And he's made the most of those opportunities by recording four tackles, including a tackle for a loss. While he would like to have made more tackles than that, his main job is controlling his section of the line of scrimmage.
"My job is to make sure I stay in my gap," said Devin. "And if somebody tries to block me down I just make sure that I maintain my spot and work towards the gap that has been collapsed."
As far as blocking him down, you might think that wouldn't be that difficult considering he's just 260 pounds. But Devin, a two-time high school power-lifting champion, not only uses his strength to his advantage but works hard perfecting his technique and footwork.

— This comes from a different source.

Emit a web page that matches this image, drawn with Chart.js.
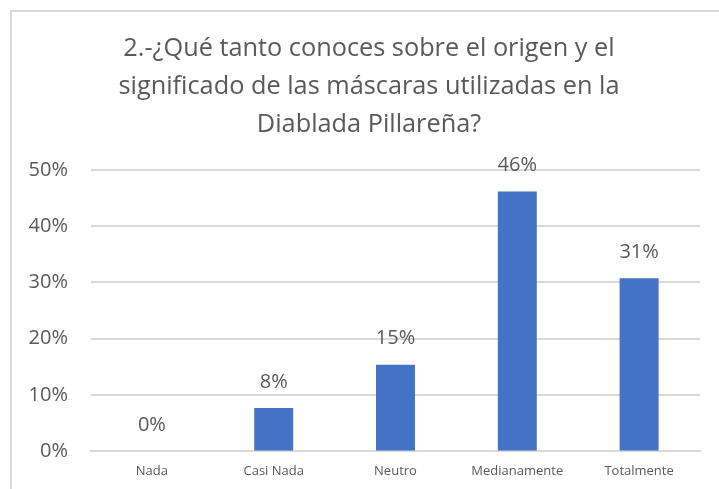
<!DOCTYPE html>
<html>
<head>
<meta charset="utf-8">
<script src="https://cdn.jsdelivr.net/npm/chart.js@4/dist/chart.umd.min.js"></script>
<style>
  body { margin: 0; background: #fff; overflow: hidden; }
  #marco {
    position: absolute; left: 10px; top: 10px;
    width: 730px; height: 500px;
    border: 2px solid #d9d9d9; box-sizing: border-box;
  }
  #grafico { position: absolute; left: 0; top: 0; }
</style>
</head>
<body>
<div id="marco"><canvas id="grafico" width="726" height="484"></canvas></div>
<script>
// Datos del gráfico
const categorias = ['Nada', 'Casi Nada', 'Neutro', 'Medianamente', 'Totalmente'];
const porcentajes = [0, 7.69, 15.38, 46.15, 30.77];
const titulo = [
    '2.-¿Qué tanto conoces sobre el origen y el',
    'significado de las máscaras utilizadas en la',
    'Diablada Pillareña?'
];
const ticksY = [0, 10, 20, 30, 40, 50];

const grisTexto = '#595959';
const fuente = "'Open Sans', sans-serif";

// Etiquetas de valor encima de las barras
const etiquetasPlugin = {
    id: 'etiquetas',
    afterLayout(chart) {
        // el título va centrado en el marco, no en el área de barras
        if (chart.titleBlock) chart.titleBlock.left = 26;
    },
    afterDatasetsDraw(chart) {
        const ctx = chart.ctx;
        const meta = chart.getDatasetMeta(0);
        ctx.save();
        ctx.fillStyle = grisTexto;
        ctx.font = '20px ' + fuente;
        ctx.textAlign = 'center';
        ctx.textBaseline = 'middle';
        meta.data.forEach((bar, i) => {
            ctx.fillText(Math.round(porcentajes[i]) + '%', bar.x, bar.y - 26);
        });
        ctx.restore();
    }
};

new Chart(document.getElementById('grafico'), {
    type: 'bar',
    data: {
        labels: categorias,
        datasets: [{
            data: porcentajes,
            backgroundColor: '#4472C4',
            barPercentage: 0.32,
            categoryPercentage: 1
        }]
    },
    options: {
        responsive: false,
        animation: false,
        layout: { padding: { left: 0, right: 38, top: 0, bottom: 13 } },
        plugins: {
            legend: { display: false },
            tooltip: { enabled: false },
            title: {
                display: true,
                text: titulo,
                color: grisTexto,
                font: { family: fuente, size: 25.3, weight: 'normal', lineHeight: 1.5 },
                padding: { top: 18, bottom: 26 }
            }
        },
        scales: {
            x: {
                grid: { display: false },
                border: { color: '#d9d9d9', width: 2 },
                ticks: { color: grisTexto, font: { family: fuente, size: 13 }, padding: 4 }
            },
            y: {
                min: 0,
                max: 50,
                afterFit: s => { s.width = 79; },
                afterBuildTicks: s => { s.ticks = ticksY.map(v => ({ value: v })); },
                grid: { color: '#d9d9d9', lineWidth: 2, drawTicks: false },
                border: { display: false },
                ticks: {
                    color: grisTexto,
                    font: { family: fuente, size: 20 },
                    padding: 23,
                    callback: v => v + '%'
                }
            }
        }
    },
    plugins: [etiquetasPlugin]
});
</script>
</body>
</html>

"I try to make sure I have less mental mistakes and do good technique," said Devin. "I spend extra time working on my footwork and anything else that needs to be corrected."
And the mental part of it also factors into his chance to be successful against guys 40 to 60 pounds heavier than him.
"I set my mindset so that I can't be defeated," said Devin. "If you stay in your gap and stay low you can do anything."
He had time to develop that mindset and work on his technique last season while sitting out as a redshirt.
"(Redshirting) helped me out," said Devin, who played his high school ball for coach Chris Purnell of Desoto Central High School in Olive Branch, Mississippi. "First of all I came in and I learned what (defensive line) Coach (David) Turner wanted me to do. After that, during the offseason I corrected the mistakes that I made last year so that I didn't have any mental errors. I worked on my footwork, my speed, my weight, really everything else so that I would be ready to go this season."
And that hard work has earned him playing time in all four games this season.